Posted: 14 Oct 2017 06:36 AM PDT
A capa do Público de hoje, representando comunistas e bloquistas como ameaça orçamental, é uma vergonha, bem reveladora do processo de observadorização em curso na generalidade das linhas editoriais na comunicação social, ou seja, do domínio do estilo ideológico de um bem financiado blogue de direita. Jamais fariam uma capa destas em torno dos perversos impactos orçamentais do sector bancário, por exemplo. Enfim, as linhas editoriais dominantes são as linhas dos grupos dominantes, não se esqueçam.
Num quadro de perversos constrangimentos europeus, numa correlação de forças desfavorável nas várias escalas, as esquerdas contribuíram, com as suas propostas orçamentais, para um ligeiro aumento do poder de compra das pensões mais baixas, para algum alívio fiscal para a classe média realmente existente, para a continuação do lento processo de recuperação da dignidade salarial e profissional dos funcionários públicos, indispensável para a reconquista de confiança no Estado e nos seus serviços, naturalmente altamente intensivos em trabalho relativamente mais qualificado.
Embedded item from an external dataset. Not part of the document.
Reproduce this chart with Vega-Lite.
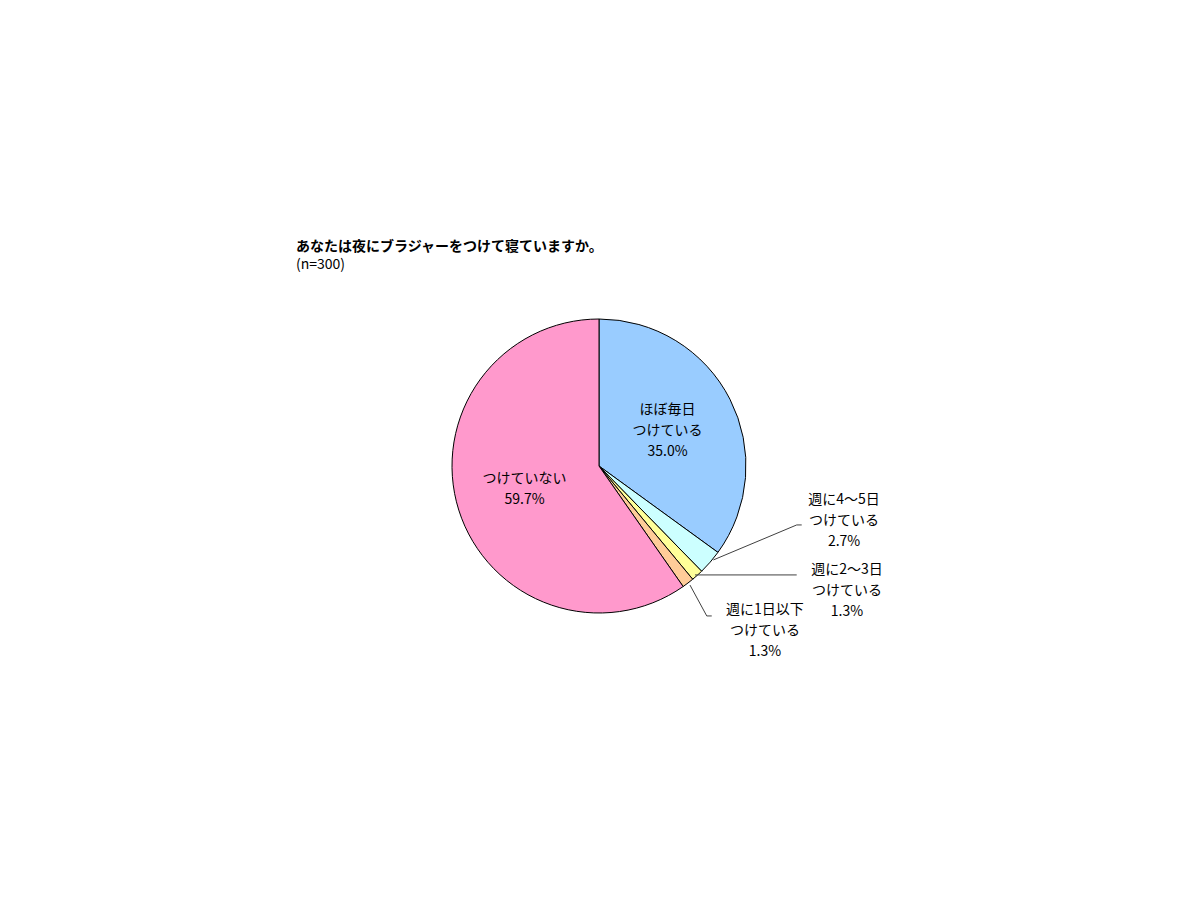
{
  "$schema": "https://vega.github.io/schema/vega-lite/v6.json",
  "width": 294,
  "height": 294,
  "autosize": {"type": "none"},
  "padding": {"left": 452, "top": 319, "right": 454, "bottom": 287},
  "background": "white",
  "config": {"view": {"stroke": null}, "font": "Noto Sans CJK JP"},
  "title": {
    "text": "あなたは夜にブラジャーをつけて寝ていますか。",
    "subtitle": "(n=300)",
    "anchor": "start",
    "dx": -154,
    "offset": 45,
    "fontSize": 14,
    "fontWeight": "bold",
    "subtitleFontSize": 14,
    "subtitlePadding": 4,
    "color": "#000000",
    "subtitleColor": "#000000",
    "font": "Noto Sans CJK JP",
    "subtitleFont": "Noto Sans CJK JP"
  },
  "datasets": {
    "slices": [
      {"category": "ほぼ毎日つけている", "label": "ほぼ毎日\nつけている\n35.0%", "share": 35.0, "order": 1},
      {"category": "週に4～5日つけている", "label": "", "share": 2.7, "order": 2},
      {"category": "週に2～3日つけている", "label": "", "share": 1.3, "order": 3},
      {"category": "週に1日以下つけている", "label": "", "share": 1.3, "order": 4},
      {"category": "つけていない", "label": "つけていない\n59.7%", "share": 59.7, "order": 5}
    ],
    "leaders": [
      {"leader": "a", "step": 1, "x": 0.778, "y": -0.639},
      {"leader": "a", "step": 2, "x": 1.345, "y": -0.401},
      {"leader": "a", "step": 3, "x": 1.379, "y": -0.401},
      {"leader": "b", "step": 1, "x": 0.653, "y": -0.741},
      {"leader": "b", "step": 2, "x": 1.345, "y": -0.741},
      {"leader": "c", "step": 1, "x": 0.619, "y": -0.810},
      {"leader": "c", "step": 2, "x": 0.733, "y": -1.020},
      {"leader": "c", "step": 3, "x": 0.767, "y": -1.020}
    ],
    "outer": [
      {"text": "週に4～5日\nつけている\n2.7%", "x": 1.667, "y": -0.374},
      {"text": "週に2～3日\nつけている\n1.3%", "x": 1.687, "y": -0.850},
      {"text": "週に1日以下\nつけている\n1.3%", "x": 1.129, "y": -1.122}
    ]
  },
  "layer": [
    {
      "data": {"name": "slices"},
      "mark": {"type": "arc", "outerRadius": 147, "stroke": "#000000", "strokeWidth": 1},
      "encoding": {
        "theta": {"field": "share", "type": "quantitative", "stack": true},
        "order": {"field": "order", "type": "quantitative"},
        "color": {
          "field": "category",
          "type": "nominal",
          "scale": {
            "domain": ["ほぼ毎日つけている", "週に4～5日つけている", "週に2～3日つけている", "週に1日以下つけている", "つけていない"],
            "range": ["#99CCFF", "#CCFFFF", "#FFFF99", "#FFCC99", "#FF99CC"]
          },
          "legend": null
        }
      }
    },
    {
      "data": {"name": "slices"},
      "mark": {"type": "text", "radius": 77, "dy": -21, "lineBreak": "\n", "fontSize": 14, "lineHeight": 21, "align": "center", "baseline": "middle", "color": "#000000"},
      "encoding": {
        "theta": {"field": "share", "type": "quantitative", "stack": true},
        "order": {"field": "order", "type": "quantitative"},
        "text": {"condition": {"test": "datum.order === 1", "field": "label"}, "value": ""}
      }
    },
    {
      "data": {"name": "slices"},
      "mark": {"type": "text", "radius": 78, "dy": -10.5, "lineBreak": "\n", "fontSize": 14, "lineHeight": 21, "align": "center", "baseline": "middle", "color": "#000000"},
      "encoding": {
        "theta": {"field": "share", "type": "quantitative", "stack": true},
        "order": {"field": "order", "type": "quantitative"},
        "text": {"condition": {"test": "datum.order === 5", "field": "label"}, "value": ""}
      }
    },
    {
      "data": {"name": "leaders"},
      "mark": {"type": "line", "stroke": "#404040", "strokeWidth": 1},
      "encoding": {
        "x": {"field": "x", "type": "quantitative", "scale": {"domain": [-1, 1], "nice": false, "zero": false}, "axis": null},
        "y": {"field": "y", "type": "quantitative", "scale": {"domain": [-1, 1], "nice": false, "zero": false}, "axis": null},
        "detail": {"field": "leader", "type": "nominal"},
        "order": {"field": "step", "type": "quantitative"}
      }
    },
    {
      "data": {"name": "outer"},
      "mark": {"type": "text", "dy": -21, "lineBreak": "\n", "fontSize": 14, "lineHeight": 21, "align": "center", "baseline": "middle", "color": "#000000"},
      "encoding": {
        "x": {"field": "x", "type": "quantitative", "scale": {"domain": [-1, 1], "nice": false, "zero": false}, "axis": null},
        "y": {"field": "y", "type": "quantitative", "scale": {"domain": [-1, 1], "nice": false, "zero": false}, "axis": null},
        "text": {"field": "text", "type": "nominal"}
      }
    }
  ]
}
Estas modestas conquistas, ainda que num quadro em que continua a faltar um impulso forte a um investimento público duradouramente deprimido, contribuem para a confiança na procura interna, o que conjuntamente com a procura externa ainda relativamente favorável, ajuda o investimento privado. Lembremos, também contra comentadores-directores televisivos, os que monopolizam o chamado debate público, falando em nome do capitalismo monopolista, que as grandes empresas podem bem suportar neste contexto um eventual aumento da sua contribuição fiscal, que isso não afectará um investimento empresarial que depende sobretudo das expectativas de evolução das vendas (esta gente não respeita a evidência empírica recolhida desde há anos pelo INE, toldados que estão pela mais míope das ideologias).
Obviamente, a situação do país é muito frágil, dada a falta de instrumentos decentes de política e as regras europeias por esta responsáveis, num contexto de endividamento externo persistente e em que crescem os sinais de uma bolha financeira internacional por rebentar. Mas quem tem colocado de forma consequente em cima da mesa estes problemas são os mesmo que lutam orçamentalmente pelos de baixo. Para a sabedoria convencional, essa eventual crise futura seria uma oportunidade, neste contexto estrutural, para o mesmo ajuste de contas de um tempo, o da troika estrangeira, pelo qual anseiam.